I am new to Neo4j, graph databases and well...databases in general. I am trying to return some results from a query in my database but no luck as of yet. Here is my use case:
I'm doing some IAM analysis looking at users on a platform and what groups they are apart of. The data set I have is 300K nodes (users and groups) with 10M relationships. What I need is an output of all user nodes with all group nodes they are related to. Below is the query I wrote:
// Gather all user group membership
MATCH (u:User)
WITH u.dn AS n
MATCH (u {dn:n})-[`*]->(g:Group)
RETURN DISTINCT u.dn, g.dn
Line 1 - Gather all Users
Line 2 - Make the variable n with user node's property "DN". DN is the unique name for every user node
Line 3 - Find all users and their group memberships. Use * in the link relationship to account for any unknown depth of membership. Ex: User is a member of a group, which that group is a member of another group, which that second group is a member of third group, etc...
Line 4 - Return to me the unique names of all the users and groups (I don't need a graph at this point, just a table).
When I run this query, the neo4j browser crashes. It is my understanding from research that neo4j isn't meant to handle returning millions of rows. My current memory heap is 2 GB and pagefile of 1 GB. So as a noob here, what are my options. Is there a better way to query this? Thanks!
Hi, as Dana said, the browser visualization doesn't handle rendering that much data well. However, there are a couple of things you can do to trim some of the rendering computation.
You don't need the initial MATCH on all users. You can simply specify the pattern below. Your current statement will select all users in the graph, then pass all those to the next part of the query (finding groups). Instead, you can specify the whole pattern in the first line so Cypher doesn't have to work as hard and can filter out any unnecessary parts of the pattern early on.
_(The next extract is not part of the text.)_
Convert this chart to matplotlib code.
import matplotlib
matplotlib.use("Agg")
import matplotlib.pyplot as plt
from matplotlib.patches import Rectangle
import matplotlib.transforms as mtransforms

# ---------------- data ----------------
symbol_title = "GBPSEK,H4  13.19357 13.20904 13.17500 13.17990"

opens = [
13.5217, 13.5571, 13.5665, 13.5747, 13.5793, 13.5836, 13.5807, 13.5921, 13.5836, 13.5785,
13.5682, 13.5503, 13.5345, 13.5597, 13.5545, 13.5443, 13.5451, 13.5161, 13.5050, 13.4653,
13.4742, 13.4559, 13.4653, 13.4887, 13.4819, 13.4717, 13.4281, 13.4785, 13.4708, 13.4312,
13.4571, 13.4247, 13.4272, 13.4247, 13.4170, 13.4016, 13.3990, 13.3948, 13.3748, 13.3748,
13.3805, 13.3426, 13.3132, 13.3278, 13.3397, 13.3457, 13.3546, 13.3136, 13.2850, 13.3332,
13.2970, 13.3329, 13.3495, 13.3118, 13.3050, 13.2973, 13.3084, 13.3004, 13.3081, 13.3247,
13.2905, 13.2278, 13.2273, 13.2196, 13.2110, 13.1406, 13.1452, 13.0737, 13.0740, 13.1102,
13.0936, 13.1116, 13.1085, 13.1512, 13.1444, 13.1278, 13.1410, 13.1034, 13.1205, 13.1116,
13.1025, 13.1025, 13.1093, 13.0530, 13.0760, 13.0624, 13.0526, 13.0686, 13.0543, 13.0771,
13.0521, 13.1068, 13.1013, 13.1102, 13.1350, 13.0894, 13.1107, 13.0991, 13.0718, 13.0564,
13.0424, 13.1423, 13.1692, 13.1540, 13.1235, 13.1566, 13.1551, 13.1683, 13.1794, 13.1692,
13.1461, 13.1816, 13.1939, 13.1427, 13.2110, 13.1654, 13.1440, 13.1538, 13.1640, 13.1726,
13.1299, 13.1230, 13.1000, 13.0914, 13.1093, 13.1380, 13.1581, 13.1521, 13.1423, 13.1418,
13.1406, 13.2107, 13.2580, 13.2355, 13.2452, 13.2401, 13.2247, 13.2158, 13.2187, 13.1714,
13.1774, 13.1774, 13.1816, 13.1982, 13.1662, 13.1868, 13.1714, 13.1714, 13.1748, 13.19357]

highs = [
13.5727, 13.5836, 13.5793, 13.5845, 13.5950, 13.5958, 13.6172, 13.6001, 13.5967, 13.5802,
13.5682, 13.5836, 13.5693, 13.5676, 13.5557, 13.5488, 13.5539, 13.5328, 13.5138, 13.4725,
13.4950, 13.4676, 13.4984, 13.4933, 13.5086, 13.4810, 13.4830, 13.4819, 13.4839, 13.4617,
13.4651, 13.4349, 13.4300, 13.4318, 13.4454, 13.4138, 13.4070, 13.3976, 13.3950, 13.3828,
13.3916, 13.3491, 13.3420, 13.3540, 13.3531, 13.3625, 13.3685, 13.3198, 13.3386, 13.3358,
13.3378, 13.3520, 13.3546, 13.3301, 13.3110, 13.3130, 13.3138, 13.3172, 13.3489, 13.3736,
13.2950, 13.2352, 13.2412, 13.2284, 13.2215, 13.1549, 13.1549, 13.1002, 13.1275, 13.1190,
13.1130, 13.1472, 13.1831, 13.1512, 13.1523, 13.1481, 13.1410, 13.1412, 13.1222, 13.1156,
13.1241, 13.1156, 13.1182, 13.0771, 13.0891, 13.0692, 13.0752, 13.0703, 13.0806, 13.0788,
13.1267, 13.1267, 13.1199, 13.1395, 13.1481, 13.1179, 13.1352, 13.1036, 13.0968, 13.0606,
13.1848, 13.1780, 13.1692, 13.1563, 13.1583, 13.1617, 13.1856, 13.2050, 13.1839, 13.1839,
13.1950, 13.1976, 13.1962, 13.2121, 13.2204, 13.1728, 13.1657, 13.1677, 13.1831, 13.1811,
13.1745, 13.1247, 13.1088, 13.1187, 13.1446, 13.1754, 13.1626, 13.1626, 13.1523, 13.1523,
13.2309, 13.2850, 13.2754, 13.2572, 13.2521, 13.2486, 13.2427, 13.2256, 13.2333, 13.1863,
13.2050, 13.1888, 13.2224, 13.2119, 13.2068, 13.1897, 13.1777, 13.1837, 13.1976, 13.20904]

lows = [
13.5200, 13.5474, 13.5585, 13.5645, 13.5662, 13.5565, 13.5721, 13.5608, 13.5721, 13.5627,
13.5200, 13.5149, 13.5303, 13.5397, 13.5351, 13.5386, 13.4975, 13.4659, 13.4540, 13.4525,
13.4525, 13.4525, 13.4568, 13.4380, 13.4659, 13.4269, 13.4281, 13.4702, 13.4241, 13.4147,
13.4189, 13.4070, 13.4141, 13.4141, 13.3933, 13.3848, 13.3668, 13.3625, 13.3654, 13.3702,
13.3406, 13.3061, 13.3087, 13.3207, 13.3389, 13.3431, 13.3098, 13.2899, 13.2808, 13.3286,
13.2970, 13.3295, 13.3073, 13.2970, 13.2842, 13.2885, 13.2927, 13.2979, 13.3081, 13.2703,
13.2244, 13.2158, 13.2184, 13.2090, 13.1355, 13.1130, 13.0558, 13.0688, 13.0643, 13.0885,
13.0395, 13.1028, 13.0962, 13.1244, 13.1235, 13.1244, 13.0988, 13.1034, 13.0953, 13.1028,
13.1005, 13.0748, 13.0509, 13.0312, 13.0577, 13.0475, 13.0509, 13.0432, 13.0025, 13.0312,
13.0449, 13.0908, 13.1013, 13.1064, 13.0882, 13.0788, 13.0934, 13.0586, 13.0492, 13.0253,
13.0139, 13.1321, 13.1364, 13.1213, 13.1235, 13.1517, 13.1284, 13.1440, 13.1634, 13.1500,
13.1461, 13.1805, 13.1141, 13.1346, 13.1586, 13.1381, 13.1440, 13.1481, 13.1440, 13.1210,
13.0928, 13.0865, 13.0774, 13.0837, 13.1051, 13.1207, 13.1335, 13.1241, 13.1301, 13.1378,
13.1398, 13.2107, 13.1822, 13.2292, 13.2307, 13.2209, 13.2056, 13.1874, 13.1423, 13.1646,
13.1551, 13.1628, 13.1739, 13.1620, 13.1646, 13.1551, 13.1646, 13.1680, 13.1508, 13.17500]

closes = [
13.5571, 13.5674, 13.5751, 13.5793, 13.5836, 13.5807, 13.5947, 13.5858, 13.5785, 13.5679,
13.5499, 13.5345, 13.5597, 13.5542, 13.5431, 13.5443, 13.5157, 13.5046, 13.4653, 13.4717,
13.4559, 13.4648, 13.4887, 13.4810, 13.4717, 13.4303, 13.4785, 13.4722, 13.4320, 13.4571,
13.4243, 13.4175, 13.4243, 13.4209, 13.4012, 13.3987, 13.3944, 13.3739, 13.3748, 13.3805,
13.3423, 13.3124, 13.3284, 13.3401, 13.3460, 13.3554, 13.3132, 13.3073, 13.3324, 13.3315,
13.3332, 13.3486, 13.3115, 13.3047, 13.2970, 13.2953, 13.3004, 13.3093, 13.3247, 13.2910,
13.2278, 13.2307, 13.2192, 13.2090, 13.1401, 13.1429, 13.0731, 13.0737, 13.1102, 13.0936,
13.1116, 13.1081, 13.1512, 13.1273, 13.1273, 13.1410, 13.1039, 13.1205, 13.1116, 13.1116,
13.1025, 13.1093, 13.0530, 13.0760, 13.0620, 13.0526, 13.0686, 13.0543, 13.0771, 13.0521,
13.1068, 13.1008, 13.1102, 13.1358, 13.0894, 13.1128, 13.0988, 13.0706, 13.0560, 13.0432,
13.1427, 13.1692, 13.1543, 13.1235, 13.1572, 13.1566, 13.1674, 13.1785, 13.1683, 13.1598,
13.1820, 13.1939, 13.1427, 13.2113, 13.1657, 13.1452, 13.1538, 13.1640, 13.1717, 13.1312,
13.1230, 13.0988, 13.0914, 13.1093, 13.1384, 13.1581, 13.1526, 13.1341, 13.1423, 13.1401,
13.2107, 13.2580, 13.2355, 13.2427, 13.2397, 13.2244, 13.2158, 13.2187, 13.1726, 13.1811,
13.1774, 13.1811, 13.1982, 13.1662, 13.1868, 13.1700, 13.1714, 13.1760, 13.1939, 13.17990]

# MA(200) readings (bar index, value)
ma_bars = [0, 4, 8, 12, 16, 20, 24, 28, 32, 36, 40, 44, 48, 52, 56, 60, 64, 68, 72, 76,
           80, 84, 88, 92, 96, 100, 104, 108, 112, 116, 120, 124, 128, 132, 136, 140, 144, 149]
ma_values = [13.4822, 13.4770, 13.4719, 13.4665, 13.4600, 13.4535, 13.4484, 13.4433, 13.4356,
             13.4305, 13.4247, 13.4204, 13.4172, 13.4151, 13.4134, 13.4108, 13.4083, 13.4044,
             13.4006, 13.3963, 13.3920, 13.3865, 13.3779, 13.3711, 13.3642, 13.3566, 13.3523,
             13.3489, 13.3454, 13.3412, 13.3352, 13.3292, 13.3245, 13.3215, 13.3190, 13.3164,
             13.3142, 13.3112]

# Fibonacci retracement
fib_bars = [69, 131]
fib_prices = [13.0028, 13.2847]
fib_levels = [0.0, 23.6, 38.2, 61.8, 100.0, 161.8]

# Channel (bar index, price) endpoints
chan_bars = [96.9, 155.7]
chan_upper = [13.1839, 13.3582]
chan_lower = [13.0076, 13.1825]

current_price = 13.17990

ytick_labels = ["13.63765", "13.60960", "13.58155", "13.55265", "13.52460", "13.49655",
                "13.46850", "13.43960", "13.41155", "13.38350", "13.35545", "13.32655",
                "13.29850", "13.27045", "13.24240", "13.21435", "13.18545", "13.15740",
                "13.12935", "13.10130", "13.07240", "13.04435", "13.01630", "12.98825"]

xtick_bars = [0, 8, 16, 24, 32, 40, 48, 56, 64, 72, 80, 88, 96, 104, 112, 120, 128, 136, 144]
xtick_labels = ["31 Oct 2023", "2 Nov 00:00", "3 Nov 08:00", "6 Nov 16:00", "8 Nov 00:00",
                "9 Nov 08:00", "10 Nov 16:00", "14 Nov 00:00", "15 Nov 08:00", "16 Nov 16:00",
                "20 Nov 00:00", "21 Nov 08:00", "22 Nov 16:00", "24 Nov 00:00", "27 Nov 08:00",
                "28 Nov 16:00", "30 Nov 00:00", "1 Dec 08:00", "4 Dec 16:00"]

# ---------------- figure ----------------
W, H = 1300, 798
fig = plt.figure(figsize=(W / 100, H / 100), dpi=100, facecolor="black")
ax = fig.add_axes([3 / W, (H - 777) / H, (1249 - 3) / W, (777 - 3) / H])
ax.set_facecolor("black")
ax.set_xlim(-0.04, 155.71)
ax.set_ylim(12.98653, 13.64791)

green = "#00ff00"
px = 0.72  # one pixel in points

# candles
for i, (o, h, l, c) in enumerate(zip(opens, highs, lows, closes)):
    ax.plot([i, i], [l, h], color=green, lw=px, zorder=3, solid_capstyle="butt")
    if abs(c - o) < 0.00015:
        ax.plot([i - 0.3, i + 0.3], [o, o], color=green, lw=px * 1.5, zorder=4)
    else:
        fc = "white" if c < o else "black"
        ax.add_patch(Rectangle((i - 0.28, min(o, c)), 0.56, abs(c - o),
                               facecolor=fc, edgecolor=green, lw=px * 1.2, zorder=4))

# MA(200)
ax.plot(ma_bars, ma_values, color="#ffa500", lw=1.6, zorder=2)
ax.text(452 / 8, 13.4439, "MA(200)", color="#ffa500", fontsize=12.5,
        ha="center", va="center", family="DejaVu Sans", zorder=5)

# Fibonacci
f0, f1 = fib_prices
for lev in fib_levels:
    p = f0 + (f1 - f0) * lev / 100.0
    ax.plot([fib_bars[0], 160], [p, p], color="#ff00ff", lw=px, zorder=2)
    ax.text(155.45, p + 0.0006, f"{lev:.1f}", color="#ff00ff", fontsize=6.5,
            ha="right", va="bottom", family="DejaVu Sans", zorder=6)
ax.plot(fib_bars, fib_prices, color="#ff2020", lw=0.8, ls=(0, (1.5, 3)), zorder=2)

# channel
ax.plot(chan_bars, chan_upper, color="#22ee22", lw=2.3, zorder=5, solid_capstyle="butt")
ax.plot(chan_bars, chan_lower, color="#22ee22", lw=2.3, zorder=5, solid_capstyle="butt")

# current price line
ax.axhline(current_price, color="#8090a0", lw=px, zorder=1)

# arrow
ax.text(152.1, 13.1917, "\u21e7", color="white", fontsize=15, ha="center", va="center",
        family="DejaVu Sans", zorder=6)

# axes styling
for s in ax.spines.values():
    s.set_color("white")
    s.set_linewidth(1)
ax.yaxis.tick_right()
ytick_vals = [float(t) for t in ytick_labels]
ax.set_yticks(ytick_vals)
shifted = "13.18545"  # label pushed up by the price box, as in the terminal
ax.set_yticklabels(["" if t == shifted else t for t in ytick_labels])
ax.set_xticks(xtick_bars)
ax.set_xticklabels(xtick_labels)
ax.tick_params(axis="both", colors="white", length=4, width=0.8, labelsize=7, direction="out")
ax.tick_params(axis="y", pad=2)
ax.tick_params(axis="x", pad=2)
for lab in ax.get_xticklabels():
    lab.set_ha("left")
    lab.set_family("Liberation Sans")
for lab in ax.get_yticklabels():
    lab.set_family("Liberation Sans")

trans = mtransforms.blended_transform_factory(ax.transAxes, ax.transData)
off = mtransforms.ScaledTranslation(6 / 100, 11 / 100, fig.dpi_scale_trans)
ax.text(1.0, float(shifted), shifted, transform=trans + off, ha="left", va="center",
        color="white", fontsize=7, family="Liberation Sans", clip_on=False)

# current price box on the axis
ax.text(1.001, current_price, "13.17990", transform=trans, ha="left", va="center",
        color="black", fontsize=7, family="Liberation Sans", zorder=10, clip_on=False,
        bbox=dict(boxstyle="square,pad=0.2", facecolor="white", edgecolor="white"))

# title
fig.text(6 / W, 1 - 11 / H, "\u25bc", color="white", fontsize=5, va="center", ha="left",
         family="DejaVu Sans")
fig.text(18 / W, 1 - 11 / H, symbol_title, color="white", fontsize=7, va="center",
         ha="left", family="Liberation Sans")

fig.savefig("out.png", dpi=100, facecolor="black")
MATCH (u:User)-[`*]->(g:Group)
You can specify a limited number of hops. For instance, if people are part of groups which are part of other groups, you can only traverse up to 10 or 20 hops. Not sure how valuable a 30th subgroup would be for your use case (or if subgroups that deep even exist in your data).
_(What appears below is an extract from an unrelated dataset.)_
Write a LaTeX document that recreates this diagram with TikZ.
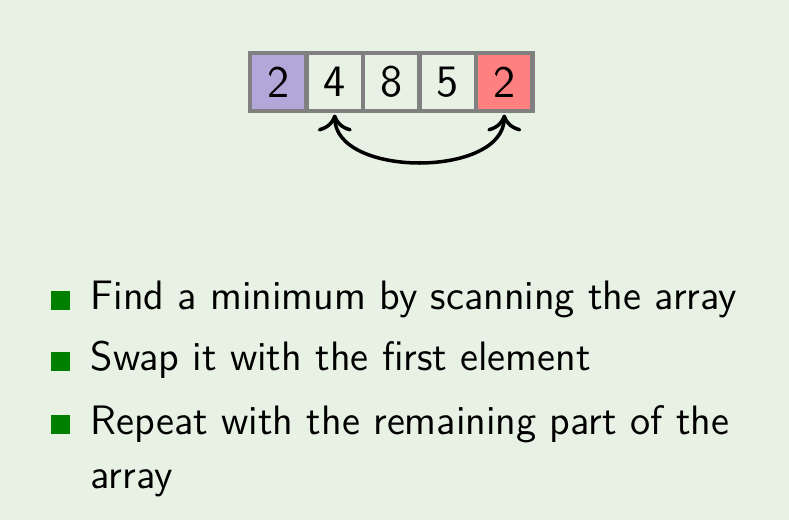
\documentclass[tikz,border=0pt]{standalone}
\usepackage{fontspec}
\usepackage{tikz}
\usetikzlibrary{arrows.meta,positioning}
\definecolor{slidebg}{HTML}{E7F2E5}
\definecolor{minpick}{HTML}{B3A7DA}
\definecolor{lastpick}{HTML}{FF8080}
\definecolor{bulletgreen}{HTML}{008000}
\definecolor{cellline}{HTML}{808080}
\tikzset{
  cell/.style={draw=cellline,line width=1.2pt,minimum width=0.565cm,
    minimum height=0.58cm,inner sep=0pt,outer sep=0pt,
    font=\sffamily\fontsize{12.8}{14}\selectfont},
  swaparrow/.style={{To[length=1.7mm,width=3.4mm]}-{To[length=1.7mm,width=3.4mm]},draw=black,line width=1pt},
  bullet/.style={fill=bulletgreen,minimum size=0.19cm,inner sep=0pt},
  itemtext/.style={anchor=base west,inner sep=0pt,align=left,
    font=\sffamily\fontsize{11.7}{15.3}\selectfont}
}
\begin{document}
\begin{tikzpicture}[node distance=0pt]
  \fill[slidebg] (0,0) rectangle (7.89,5.2);
  \useasboundingbox (0,0) rectangle (7.89,5.2);
  % the array
  \node[cell,fill=minpick] (c1) at (2.7825,4.38) {2};
  \node[cell,right=of c1] (c2) {4};
  \node[cell,right=of c2] (c3) {8};
  \node[cell,right=of c3] (c4) {5};
  \node[cell,fill=lastpick,right=of c4] (c5) {2};
  \draw[swaparrow,shorten <=1pt,shorten >=1pt] (c2.south) .. controls +(0,-0.67) and +(0,-0.67) .. (c5.south);
  % the steps
  \node[itemtext] (t1) at (0.90,2.10) {Find a minimum by scanning the array};
  \node[itemtext] (t2) at (0.90,1.49) {Swap it with the first element};
  \node[itemtext] (t3) at (0.90,0.32) {Repeat with the remaining part of the\\array};
  \node[bullet] (b1) at ([xshift=-0.295cm,yshift=0.09cm]t1.base west) {};
  \node[bullet] (b2) at ([xshift=-0.295cm,yshift=0.09cm]t2.base west) {};
  \node[bullet] (b3) at ([xshift=-0.295cm,yshift=0.63cm]t3.base west) {};
\end{tikzpicture}
\end{document}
MATCH (u:User)-[*..10]->(g:Group)
You can also aggregate by user, so you can see all the groups by each user. This will trim the number of rows returning for rendering. I also think it might be easier to read. :)
MATCH (u:User)-[*..10]->(g:Group)
WITH u.name as userName, collect(g.name) as groups
RETURN userName, groups
I will explore this option. I would honestly love to use a shell over the browser hands down. Is there a way to export the results to a CSV? I tried the APOC export csv and it was not working like I expected.
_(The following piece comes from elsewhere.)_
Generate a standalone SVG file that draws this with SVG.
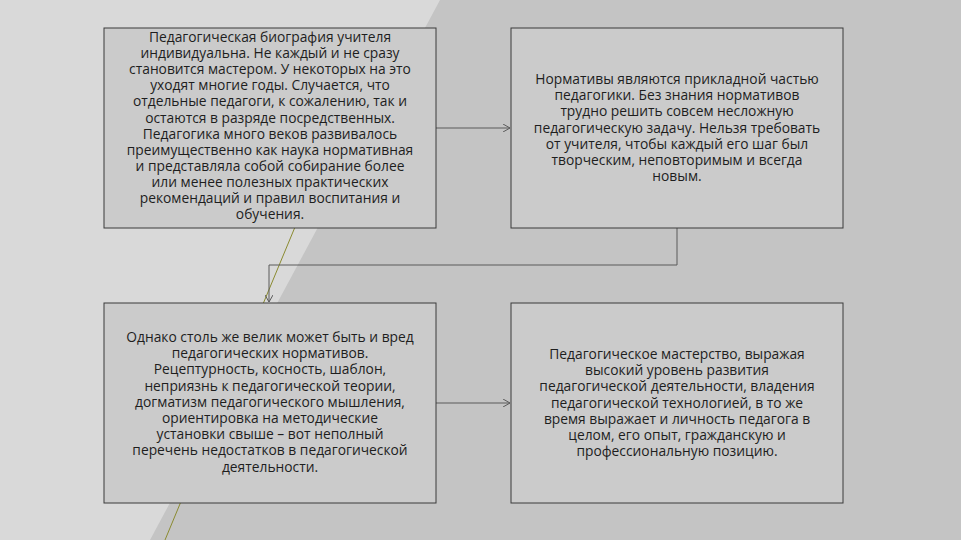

Thanks! Again, I'm a noob when it comes to this. The only thing that I need is the * for the link as number is always going to be unknown. I plan on reusing this code for other platforms and situations. I agree that in an ideal world that users shouldn't be nested 30 groups deep but I want to make sure I can account for that.
I am running the code right now and I will let you know how it works out. Thanks again
It was taking hours to write a couple of kilobytes to the CSV. basically I took the provided code and wrapped the APOC command around it. I maybe didn't write the syntax right.
i have the same problem with crash when display 10k relations.
when i use apoc.gephi.add as follows:
MATCH path = (:用户)-[:回帖]->(:用户)
CALL apoc.gephi.add(null,'workspace1',path) yield nodes
return *
but return error as follows:
Neo.ClientError.Procedure.ProcedureCallFailed: Failed to invoke procedure apoc.gephi.add: Caused by: java.lang.RuntimeException: Can't read url or key http://localhost:8080/workspace1?operation=updateGraph as json: Connection refused: connect
@weilong that looks like a different error. the error indicates it cant read http://localhost:8080/workspace1?operation=updateGraph and is not related to displaying millions of nodes in the browser
Thanks everyone for the help on this one. I found by using UNWIND and the APOC command to work the best. I really thank for everyone's involvement in helping me figure this out!